What we noticed is way too many Facebook advertisers go to either one of these extremes when they’re running ads. Some want just to set it and forget it while some are so nervous about it that they keep checking on it every hour and they end up pulling the plug on the whole thing before the first day is even over. While it’s easy and very tempting to set up your Facebook ad and then walk away only to check out at two weeks later, you really should be looking and analysing its performance every single day.
If you’ve set up a proper Facebook Ads audience, you don’t want to show them the same ads every day for months because it’s only going to turn off your audience and it’s going to increase your cost per conversion.
Checking your ads daily allows you to turn off poor performing ads and increase the budgets of the ones that are working best.
Avoid micro-managing your ads in the first 72 hours of the ads going live because it takes about three days for that algorithm to start learning.

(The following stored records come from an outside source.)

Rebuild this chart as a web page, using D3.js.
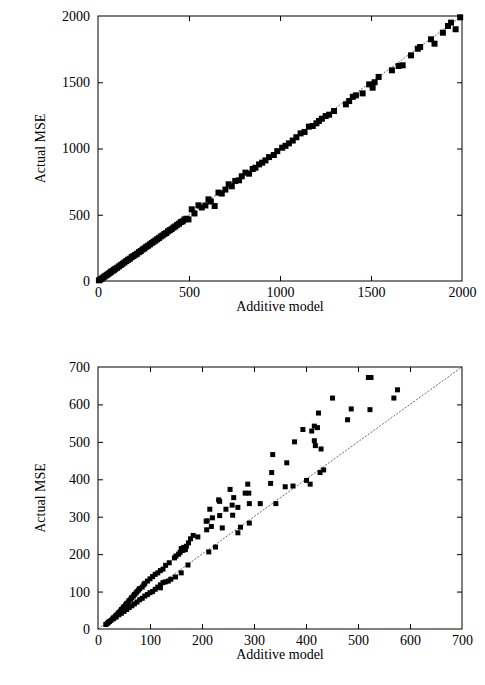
<!DOCTYPE html>
<html><head><meta charset="utf-8">
<script src="https://cdn.jsdelivr.net/npm/d3@7"></script>
<style>body{margin:0;background:#fff}text{font-family:"Liberation Serif","Times New Roman",serif;font-size:14px;fill:#000}</style>
</head><body>
<svg id="c" width="485" height="685"></svg>
<script>
// top panel: additive model vs actual MSE (range 0-2000)
const topTicks = [0, 500, 1000, 1500, 2000];
const topPoints = [
  [5,5],[12,10],[20,18],[28,26],[35,33],[42,40],[50,47],[58,55],[65,62],[72,70],[80,77],[88,84],
  [95,92],[105,100],[115,110],[125,120],[135,130],[145,140],[155,150],[165,160],[175,168],[185,180],
  [195,188],[205,198],[215,206],[225,218],[235,226],[245,238],[255,246],[265,258],[275,266],[285,276],
  [295,286],[305,296],[315,305],[325,315],[335,324],[345,336],[355,344],[365,355],[375,362],[385,375],
  [395,384],[405,392],[415,404],[425,412],[435,424],[445,432],[455,445],[465,450],[475,464],[485,470],
  [497,465],[515,541],[530,510],[552,571],[570,555],[590,570],[607,616],[620,600],[641,566],[662,667],
  [680,660],[700,690],[718,730],[735,715],[754,755],[775,760],[790,790],[810,818],[830,810],[850,845],
  [865,855],[885,880],[902,893],[920,910],[940,935],[966,951],[985,980],[1012,1006],[1030,1020],
  [1049,1039],[1070,1060],[1090,1085],[1113,1114],[1135,1125],[1159,1165],[1180,1170],[1200,1190],
  [1214,1208],[1230,1225],[1251,1245],[1270,1255],[1297,1283],[1362,1333],[1380,1358],[1400,1390],
  [1417,1401],[1454,1416],[1490,1484],[1509,1459],[1520,1500],[1542,1540],[1615,1590],[1652,1623],
  [1674,1628],[1720,1703],[1757,1753],[1770,1766],[1830,1824],[1849,1791],[1895,1874],[1923,1925],
  [1940,1950],[1965,1900],[1990,1990]
];
// bottom panel (range 0-700)
const botTicks = [0, 100, 200, 300, 400, 500, 600, 700];
const botPoints = [
  [15,12],[18,15],[20,18],[22,20],[25,23],[28,27],[30,30],[33,33],[35,37],[38,40],[40,44],[43,48],
  [45,52],[48,56],[50,60],[53,64],[55,68],[58,72],[60,76],[63,80],[65,84],[68,88],[70,92],[73,96],
  [75,100],[78,104],[80,108],[85,112],[88,118],[90,122],[95,128],[100,134],[105,140],[110,146],
  [115,150],[120,156],[125,160],[130,170],[137,177],[147,190],[150,195],[155,200],
  [30,28],[35,32],[40,38],[45,42],[50,47],[55,52],[60,57],[65,62],[70,67],[75,72],[80,78],[85,82],
  [90,88],[95,92],[100,97],[105,100],[110,106],[115,112],[120,118],[125,124],[130,126],[120,110],
  [135,128],[140,133],[149,139],[160,150],[173,171],
  [158,205],[160,215],[163,210],[165,218],[168,212],[170,221],[174,230],[178,241],[183,250],[192,246],
  [209,265],[213,206],[226,219],[218,274],[239,270],[274,272],[291,283],[269,257],[210,289],[208,288],
  [220,297],[234,303],[259,304],[215,320],[246,320],[269,325],[258,331],[291,335],[312,335],[342,335],
  [232,345],[234,341],[254,373],[261,351],[288,387],[283,363],[290,363],[332,389],[360,380],[375,382],
  [401,397],[408,387],[427,418],[434,425],[334,418],[363,444],[336,466],[378,500],[416,503],[418,490],
  [429,481],[394,533],[416,542],[422,538],[411,529],[424,577],[480,559],[487,588],[523,586],[451,617],
  [569,617],[576,639],[520,672],[525,672]
];

const svg = d3.select('#c');

function panel(top, bottom, max, ticks, points, size) {
  const x = d3.scaleLinear().domain([0, max]).range([98, 462]);
  const y = d3.scaleLinear().domain([0, max]).range([bottom, top]);
  const g = svg.append('g');

  g.append('line')
    .attr('x1', x(0)).attr('y1', y(0)).attr('x2', x(max)).attr('y2', y(max))
    .attr('stroke', '#444').attr('stroke-width', 0.8).attr('stroke-dasharray', '2,1.5');

  g.selectAll('rect.pt').data(points).enter().append('rect')
    .attr('class', 'pt')
    .attr('x', d => x(d[0]) - size / 2).attr('y', d => y(d[1]) - size / 2)
    .attr('width', size).attr('height', size).attr('fill', '#000');

  const ax = [
    [d3.axisBottom(x), `translate(0,${bottom})`, 6],
    [d3.axisTop(x), `translate(0,${top})`, 6],
    [d3.axisLeft(y), 'translate(98,0)', 8],
    [d3.axisRight(y), 'translate(462,0)', 6]
  ];
  ax.forEach(([a, t, pad], i) => {
    const s = g.append('g').attr('transform', t)
      .call(a.tickValues(ticks).tickFormat(d3.format('d')).tickSizeInner(-5).tickSizeOuter(0).tickPadding(pad));
    s.select('.domain').remove();
    s.selectAll('line').attr('stroke', '#000');
    s.selectAll('text').style('font-family', '"Liberation Serif",serif').style('font-size', '14px');
    if (i % 2 === 1) s.selectAll('text').remove();
    s.selectAll('.tick').filter(d => d === 0 || d === max).select('line').remove();
  });

  g.append('rect').attr('x', 98).attr('y', top).attr('width', 364).attr('height', bottom - top)
    .attr('fill', 'none').attr('stroke', '#000').attr('stroke-width', 1);

  g.append('text').attr('x', 280).attr('y', bottom + 30).attr('text-anchor', 'middle').text('Additive model');
  g.append('text').attr('transform', `translate(45,${(top + bottom) / 2}) rotate(-90)`)
    .attr('text-anchor', 'middle').text('Actual MSE');
}

panel(16, 281, 2000, topTicks, topPoints, 6);
panel(367, 629, 700, botTicks, botPoints, 5);
</script>
</body></html>
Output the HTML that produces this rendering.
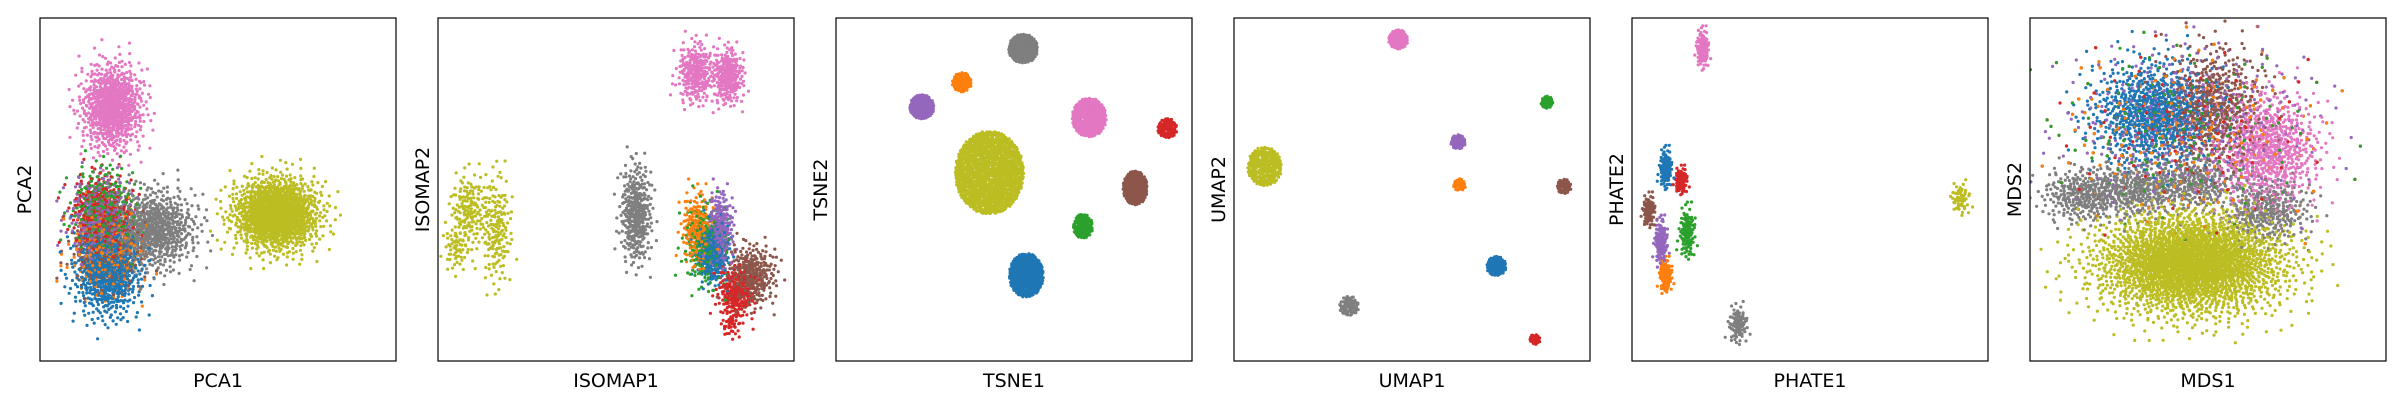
<!DOCTYPE html>
<html><head><meta charset="utf-8">
<style>
html,body{margin:0;padding:0;background:#fff;}
svg{display:block;}
text{font-family:"DejaVu Sans","Liberation Sans",sans-serif;fill:#000;}
</style></head>
<body>
<svg id="chart" width="2400" height="400" xmlns="http://www.w3.org/2000/svg"></svg>
<script>
// Panel titles
const xTitles = ["PCA1","ISOMAP1","TSNE1","UMAP1","PHATE1","MDS1"];
const yTitles = ["PCA2","ISOMAP2","TSNE2","UMAP2","PHATE2","MDS2"];
const palette = ["#1f77b4","#ff7f0e","#2ca02c","#d62728","#9467bd","#8c564b","#e377c2","#7f7f7f","#bcbd22"];

// Cluster data per panel (data domain x:0..232, y:0..224 measured from top)
const pcaColor = [5,1,0,4,2,3,7,6,8];
const pcaX     = [44,44,44,39,41,40,74,47,154];
const pcaY     = [150,152,165,130,125,128,138,58,128];
const pcaSX    = [12,12,11,10,10,10,14,10,14];
const pcaSY    = [14,14,15,13,14,13,13,14,12];
const pcaN     = [250,250,700,300,300,300,700,800,1300];
const pcaShape = [0,0,0,0,0,0,0,0,0];

const isoColor = [8,8,8,7,6,6,1,4,0,2,5,3,3];
const isoX     = [20,38,12,129,168,189,169,184,179,174,204,194,191];
const isoY     = [125,138,150,128,36,38,138,138,153,148,168,180,201];
const isoSX    = [6,5,4,5,6,5,5,4,5,7,8,6,3];
const isoSY    = [12,18,8,16,10,9,12,12,10,14,10,9,4];
const isoN     = [150,170,60,350,250,250,200,250,300,200,300,220,30];
const isoShape = [0,0,0,0,0,0,0,0,0,0,0,0,0];

const tsneColor = [7,1,4,6,3,8,5,2,0];
const tsneX     = [122,82,56,165,216,100,195,161,124];
const tsneY     = [20,42,58,65,72,101,111,136,168];
const tsneSX    = [6,4,5,7,4,14,5,4,7];
const tsneSY    = [6,4,5,8,4,17,7,5,9];
const tsneN     = [300,100,220,400,100,1300,300,150,500];
const tsneShape = [1,1,1,1,1,1,1,1,1];

const umapColor = [6,2,8,4,1,5,0,7,3];
const umapX     = [107,204,20,146,147,215,171,75,196];
const umapY     = [14,55,97,81,109,110,162,188,210];
const umapSX    = [4,2.5,7,3,2.5,3,4,4,2.2];
const umapSY    = [4,2.5,8,3,2.5,3,4,4,2.2];
const umapN     = [120,50,250,60,40,60,120,80,30];
const umapShape = [1,1,1,1,1,1,1,1,1];

const phateColor = [6,0,3,5,2,4,1,7,8];
const phateX     = [46,22,32,11,36,19,22,69,214];
const phateY     = [20,98,106,126,140,146,168,200,118];
const phateSX    = [2,2,2,2,2.5,2,2,3,3];
const phateSY    = [6,6,4,5,8,7,5,6,5];
const phateN     = [120,120,100,90,120,140,120,90,60];
const phateShape = [0,0,0,0,0,0,0,0,0];

const mdsColor = [3,2,1,4,0,5,6,7,7,7,7,8];
const mdsX     = [100,100,100,105,80,120,155,35,70,108,155,105];
const mdsY     = [75,75,75,70,62,58,86,116,112,108,126,160];
const mdsSX    = [42,42,42,38,20,16,17,14,15,15,14,31];
const mdsSY    = [28,28,28,26,17,20,18,9,9,8,10,17];
const mdsN     = [400,400,300,450,800,500,700,300,300,250,300,2600];
const mdsShape = [0,0,0,0,0,0,0,0,0,0,0,0];

const panels = [
  [pcaColor,pcaX,pcaY,pcaSX,pcaSY,pcaN,pcaShape],
  [isoColor,isoX,isoY,isoSX,isoSY,isoN,isoShape],
  [tsneColor,tsneX,tsneY,tsneSX,tsneSY,tsneN,tsneShape],
  [umapColor,umapX,umapY,umapSX,umapSY,umapN,umapShape],
  [phateColor,phateX,phateY,phateSX,phateSY,phateN,phateShape],
  [mdsColor,mdsX,mdsY,mdsSX,mdsSY,mdsN,mdsShape]
];

const NS = "http://www.w3.org/2000/svg";
const svg = document.getElementById("chart");
const PW = 356, PH = 343, TOP = 18;

// deterministic low-discrepancy sequence (layout only)
function halton(i, b){ let f=1, r=0; while(i>0){ f/=b; r+=f*(i%b); i=Math.floor(i/b);} return r; }

panels.forEach((p, k) => {
  const left = 40 + k*398;
  const sx = v => left + v/232*PW;
  const sy = v => TOP + v/224*PH;
  const g = document.createElementNS(NS,"g");
  
  
  svg.appendChild(g);
  const clip = document.createElementNS(NS,"clipPath");
  clip.setAttribute("id","clip"+k);
  const cr = document.createElementNS(NS,"rect");
  cr.setAttribute("x",left);cr.setAttribute("y",TOP);cr.setAttribute("width",PW);cr.setAttribute("height",PH);
  clip.appendChild(cr); svg.appendChild(clip);
  const pts = document.createElementNS(NS,"g");
  pts.setAttribute("clip-path","url(#clip"+k+")");
  
  
  g.appendChild(pts);
  const [col,cx,cy,ssx,ssy,cn,shp] = p;
  const all = [];
  for (let c=0;c<col.length;c++){
    const n = cn[c];
    for (let i=1;i<=n;i++){
      const u1 = halton(i+c*7,2), u2 = halton(i+c*7,3);
      const a = 2*Math.PI*u2;
      let r;
      if (shp[c]===1) r = 1.6*Math.sqrt(u1);
      else r = Math.min(3.2, Math.sqrt(-2*Math.log(1-u1*0.9995)));
      const x = sx(cx[c] + r*ssx[c]*Math.cos(a));
      const y = sy(cy[c] + r*ssy[c]*Math.sin(a));
      all.push([halton(i+c*13,5) + (col.length>9 && col[c]===8 ? 0 : 0), x, y, palette[col[c]], c]);
    }
  }
  // interleave so overlapping classes mix; last-class clusters (olive in MDS) drawn as-is
  all.sort((a,b)=>a[0]-b[0]);
  let html = "";
  for (const q of all) html += '<circle cx="'+q[1].toFixed(1)+'" cy="'+q[2].toFixed(1)+'" r="1.6" fill="'+q[3]+'"/>';
  pts.innerHTML = html;
  const frame = document.createElementNS(NS,"rect");
  frame.setAttribute("x",left);frame.setAttribute("y",TOP);
  frame.setAttribute("width",PW);frame.setAttribute("height",PH);
  frame.setAttribute("fill","none");frame.setAttribute("stroke","#000");frame.setAttribute("stroke-width","1.2");
  
  
  g.appendChild(frame);
  const xt = document.createElementNS(NS,"text");
  xt.setAttribute("x",left+PW/2);xt.setAttribute("y",387);
  xt.setAttribute("text-anchor","middle");xt.setAttribute("font-size","19");
  xt.textContent = xTitles[k];
  
  
  g.appendChild(xt);
  const yt = document.createElementNS(NS,"text");
  const yx = left-9, yy = TOP+PH/2;
  yt.setAttribute("x",yx);yt.setAttribute("y",yy);
  yt.setAttribute("text-anchor","middle");yt.setAttribute("font-size","19");
  yt.setAttribute("transform","rotate(-90 "+yx+" "+yy+")");
  yt.textContent = yTitles[k];
  
  
  g.appendChild(yt);
});
</script>
</body></html>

There can be times the ads seem not to be working well out of the gate, which is entirely typical but what happens is after 24 hours through that 72-hour mark is when they start to find that sweet spot. If the algorithm fails to find the right audience after three days, that’s when you want to consider turning some ads off or changing budgets but not before 72 hours.
What you need to do is tell Facebook exactly what you want to accomplish with the campaign. For example: if you want people to opt-in for your lead magnet, you want a conversion goal, not traffic or video views campaign. But if you’re going to use video views to build engagement audiences to retarget them then might want to go with video views.
Facebook’s algorithm needs about 50 instances of any objective being met per week so the algorithm can learn from it. If you have a smaller budget and you’re not spending enough to reach enough people to opt-in to your list 50 times or buy from you 50 times in that week you probably need to back out a step and go for the next best objective that does get you 50 instances or more, in most cases, this is perhaps a traffic objective.